Dos días después, el 14 de noviembre, no le tembló la mano a la expresidenta, de quien se sabe es abogada, y a sus ministros para firmar el tristemente célebre Decreto Supremo 4078, exceptuando en su artículo tercero de responsabilidad penal a los miembros de las Fuerzas Armadas; un día después se da la “Masacre de Sacaba” y tres días después la “Masacre de Senkata”, en las cuales la represión fue tan brutal que según el Grupo Interdisciplinario de Expertos Independientes, GIEI Bolivia, formado por la CIDH, se cometieron “ejecuciones sumarias”, el crimen más horrendo, cruel y despiadado establecido en el Derecho Internacional de los Derechos Humanos. Esto, sin embargo, sería solo el principio, le seguirían cientos de personas heridas, miles de personas perseguidas, detenidas indebidamente, torturadas, asiladas, exiliadas, en lo que significó un verdadero año de terror para el pueblo boliviano.
Ahora bien, ante los ojos de la verdad, la lógica y la razón todos estos hechos no pueden quedar impunes, no por odio ni por venganza contra nadie, sino para que los bolivianos conozcamos la verdad y sobre todo, como diría Avellaneda, para que no perdamos la conciencia de nuestro destino, que indiscutiblemente debe estar al lado de la institucionalidad, la justicia, la paz, la resiliencia y la verdadera reconciliación en base a la verdad. En ese entendido, lo que se espera de una persona que se decía tan segura de sus actos de gobierno, tan déspota y temeraria en sus discursos, suprimiendo por antojo los derechos de las personas inocentes, es que ahora tenga la entereza de asumir un proceso en el que se le garantiza la presunción de inocencia, el debido proceso y el más amplio derecho a la defensa, elementos que ni ella ni su gobierno dieron a quienes sometieron cruel y humillantemente a sus designios llenos de odio, resentimiento, racismo y discriminación.

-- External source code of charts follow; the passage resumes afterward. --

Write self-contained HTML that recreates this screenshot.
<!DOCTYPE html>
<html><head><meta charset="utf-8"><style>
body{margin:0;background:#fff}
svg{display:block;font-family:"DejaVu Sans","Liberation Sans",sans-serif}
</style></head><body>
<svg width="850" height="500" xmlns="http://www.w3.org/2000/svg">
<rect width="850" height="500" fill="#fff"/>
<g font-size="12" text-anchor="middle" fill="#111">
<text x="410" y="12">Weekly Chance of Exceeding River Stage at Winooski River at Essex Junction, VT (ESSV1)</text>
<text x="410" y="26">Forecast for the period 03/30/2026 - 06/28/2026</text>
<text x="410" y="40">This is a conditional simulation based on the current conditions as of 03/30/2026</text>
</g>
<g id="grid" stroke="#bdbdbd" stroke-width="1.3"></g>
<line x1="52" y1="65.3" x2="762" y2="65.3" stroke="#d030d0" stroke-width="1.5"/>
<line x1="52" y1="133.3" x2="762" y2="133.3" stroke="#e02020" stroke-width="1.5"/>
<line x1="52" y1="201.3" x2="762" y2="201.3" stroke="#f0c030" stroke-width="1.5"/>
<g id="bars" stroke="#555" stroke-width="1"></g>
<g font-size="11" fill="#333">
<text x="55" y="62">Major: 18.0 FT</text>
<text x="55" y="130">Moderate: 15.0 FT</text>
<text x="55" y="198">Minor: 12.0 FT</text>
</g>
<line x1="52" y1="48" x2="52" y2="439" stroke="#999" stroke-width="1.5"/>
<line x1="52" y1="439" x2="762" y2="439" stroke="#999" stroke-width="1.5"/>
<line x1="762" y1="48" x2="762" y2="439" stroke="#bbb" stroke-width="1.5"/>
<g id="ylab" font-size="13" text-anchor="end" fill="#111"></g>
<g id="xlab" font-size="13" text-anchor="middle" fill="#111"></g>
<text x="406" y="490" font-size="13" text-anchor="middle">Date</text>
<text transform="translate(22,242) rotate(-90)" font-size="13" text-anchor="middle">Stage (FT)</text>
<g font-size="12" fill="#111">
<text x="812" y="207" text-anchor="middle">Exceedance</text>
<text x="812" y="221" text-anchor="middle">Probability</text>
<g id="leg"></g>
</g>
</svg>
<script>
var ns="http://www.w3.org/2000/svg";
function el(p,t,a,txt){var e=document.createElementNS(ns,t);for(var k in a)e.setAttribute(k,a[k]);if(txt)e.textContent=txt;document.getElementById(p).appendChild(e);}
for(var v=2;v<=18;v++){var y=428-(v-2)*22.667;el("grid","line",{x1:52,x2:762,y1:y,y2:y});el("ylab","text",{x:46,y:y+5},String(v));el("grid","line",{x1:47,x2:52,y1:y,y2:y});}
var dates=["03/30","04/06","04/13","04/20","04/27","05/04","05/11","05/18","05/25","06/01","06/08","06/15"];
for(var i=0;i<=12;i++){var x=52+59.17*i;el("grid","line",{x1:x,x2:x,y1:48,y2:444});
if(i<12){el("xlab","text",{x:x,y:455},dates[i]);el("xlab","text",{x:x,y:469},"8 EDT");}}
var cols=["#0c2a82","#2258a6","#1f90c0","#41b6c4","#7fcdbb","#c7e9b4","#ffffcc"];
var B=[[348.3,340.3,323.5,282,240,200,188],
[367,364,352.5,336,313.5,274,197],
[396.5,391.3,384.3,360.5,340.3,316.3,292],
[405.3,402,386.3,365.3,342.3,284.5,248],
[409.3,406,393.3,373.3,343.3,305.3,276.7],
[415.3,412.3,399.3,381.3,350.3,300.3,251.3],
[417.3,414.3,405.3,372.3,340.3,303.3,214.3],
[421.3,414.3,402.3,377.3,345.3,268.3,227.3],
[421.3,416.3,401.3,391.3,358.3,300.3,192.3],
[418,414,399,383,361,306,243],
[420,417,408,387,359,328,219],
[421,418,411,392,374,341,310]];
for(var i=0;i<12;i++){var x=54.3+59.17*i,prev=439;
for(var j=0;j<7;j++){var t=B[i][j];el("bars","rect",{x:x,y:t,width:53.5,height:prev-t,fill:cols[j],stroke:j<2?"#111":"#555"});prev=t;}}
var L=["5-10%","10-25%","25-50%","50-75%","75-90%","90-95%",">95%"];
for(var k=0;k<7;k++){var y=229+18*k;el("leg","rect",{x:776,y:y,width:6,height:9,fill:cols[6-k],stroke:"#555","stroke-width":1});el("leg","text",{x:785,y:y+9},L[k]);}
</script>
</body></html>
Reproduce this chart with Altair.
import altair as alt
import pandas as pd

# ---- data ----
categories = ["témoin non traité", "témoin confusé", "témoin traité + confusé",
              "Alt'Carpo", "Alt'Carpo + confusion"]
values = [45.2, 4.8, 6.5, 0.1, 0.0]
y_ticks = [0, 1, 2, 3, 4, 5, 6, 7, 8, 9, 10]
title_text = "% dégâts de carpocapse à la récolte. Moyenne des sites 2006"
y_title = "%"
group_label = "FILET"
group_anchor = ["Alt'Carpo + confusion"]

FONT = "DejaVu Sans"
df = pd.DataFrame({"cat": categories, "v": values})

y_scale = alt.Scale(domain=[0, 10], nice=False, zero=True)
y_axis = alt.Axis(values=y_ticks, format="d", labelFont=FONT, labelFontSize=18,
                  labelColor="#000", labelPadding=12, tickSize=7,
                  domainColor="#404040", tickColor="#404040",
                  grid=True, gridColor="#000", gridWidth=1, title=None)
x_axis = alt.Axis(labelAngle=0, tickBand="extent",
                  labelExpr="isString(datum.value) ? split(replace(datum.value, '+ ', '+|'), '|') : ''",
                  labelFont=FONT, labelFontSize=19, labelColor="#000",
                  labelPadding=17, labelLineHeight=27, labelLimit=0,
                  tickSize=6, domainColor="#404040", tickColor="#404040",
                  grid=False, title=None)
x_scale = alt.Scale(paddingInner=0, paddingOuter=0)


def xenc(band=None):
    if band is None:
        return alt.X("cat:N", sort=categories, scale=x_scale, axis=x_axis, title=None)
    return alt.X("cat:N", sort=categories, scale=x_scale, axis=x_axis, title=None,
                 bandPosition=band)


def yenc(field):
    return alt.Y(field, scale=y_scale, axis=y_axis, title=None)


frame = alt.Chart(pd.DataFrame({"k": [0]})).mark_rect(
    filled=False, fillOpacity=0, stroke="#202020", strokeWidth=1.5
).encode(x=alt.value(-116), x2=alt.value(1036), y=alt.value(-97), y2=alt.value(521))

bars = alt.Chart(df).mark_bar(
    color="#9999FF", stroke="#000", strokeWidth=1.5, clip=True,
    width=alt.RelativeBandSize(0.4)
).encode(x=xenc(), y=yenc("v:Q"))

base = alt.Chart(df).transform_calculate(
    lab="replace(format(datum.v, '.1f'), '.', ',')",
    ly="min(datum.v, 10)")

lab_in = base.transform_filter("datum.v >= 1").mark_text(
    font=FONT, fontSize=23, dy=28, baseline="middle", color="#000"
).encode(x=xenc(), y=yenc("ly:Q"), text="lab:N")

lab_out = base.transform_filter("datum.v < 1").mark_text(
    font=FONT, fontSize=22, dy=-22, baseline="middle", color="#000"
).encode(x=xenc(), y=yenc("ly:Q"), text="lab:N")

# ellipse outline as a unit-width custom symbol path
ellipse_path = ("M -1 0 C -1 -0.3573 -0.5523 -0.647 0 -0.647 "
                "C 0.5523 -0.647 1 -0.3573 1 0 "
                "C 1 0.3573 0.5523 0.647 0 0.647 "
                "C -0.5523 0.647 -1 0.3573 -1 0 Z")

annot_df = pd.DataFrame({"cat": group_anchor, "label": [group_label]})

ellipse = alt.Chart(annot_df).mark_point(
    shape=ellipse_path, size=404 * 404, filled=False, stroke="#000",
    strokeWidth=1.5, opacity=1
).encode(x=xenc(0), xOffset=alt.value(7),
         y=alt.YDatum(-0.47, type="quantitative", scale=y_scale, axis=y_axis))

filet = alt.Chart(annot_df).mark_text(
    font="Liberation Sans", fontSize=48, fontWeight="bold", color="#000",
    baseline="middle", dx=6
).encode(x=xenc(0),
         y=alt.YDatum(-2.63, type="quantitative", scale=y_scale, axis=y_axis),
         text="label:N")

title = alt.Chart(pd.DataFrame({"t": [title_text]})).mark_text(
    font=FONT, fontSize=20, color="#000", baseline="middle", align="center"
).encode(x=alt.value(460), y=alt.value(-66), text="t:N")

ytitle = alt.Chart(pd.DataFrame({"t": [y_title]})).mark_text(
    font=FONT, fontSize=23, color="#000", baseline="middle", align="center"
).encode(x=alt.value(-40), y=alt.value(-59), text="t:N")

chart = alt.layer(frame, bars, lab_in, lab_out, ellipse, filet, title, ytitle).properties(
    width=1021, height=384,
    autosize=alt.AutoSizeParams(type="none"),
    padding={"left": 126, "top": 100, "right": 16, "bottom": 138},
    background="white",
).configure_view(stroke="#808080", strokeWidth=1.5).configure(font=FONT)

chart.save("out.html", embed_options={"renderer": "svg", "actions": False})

Finalmente, la nación boliviana, al haber sido víctima del accionar del Secretario General de la OEA y su rol en el quiebre constitucional de 2019, impulsa todos los días, junto a otras naciones del continente, una profunda investigación, íntegramente jurídica, de su accionar en el caso boliviano con el objetivo de sentar un precedente histórico para que nunca más a ninguna nación americana le ocurra lo que le ocurrió a Bolivia.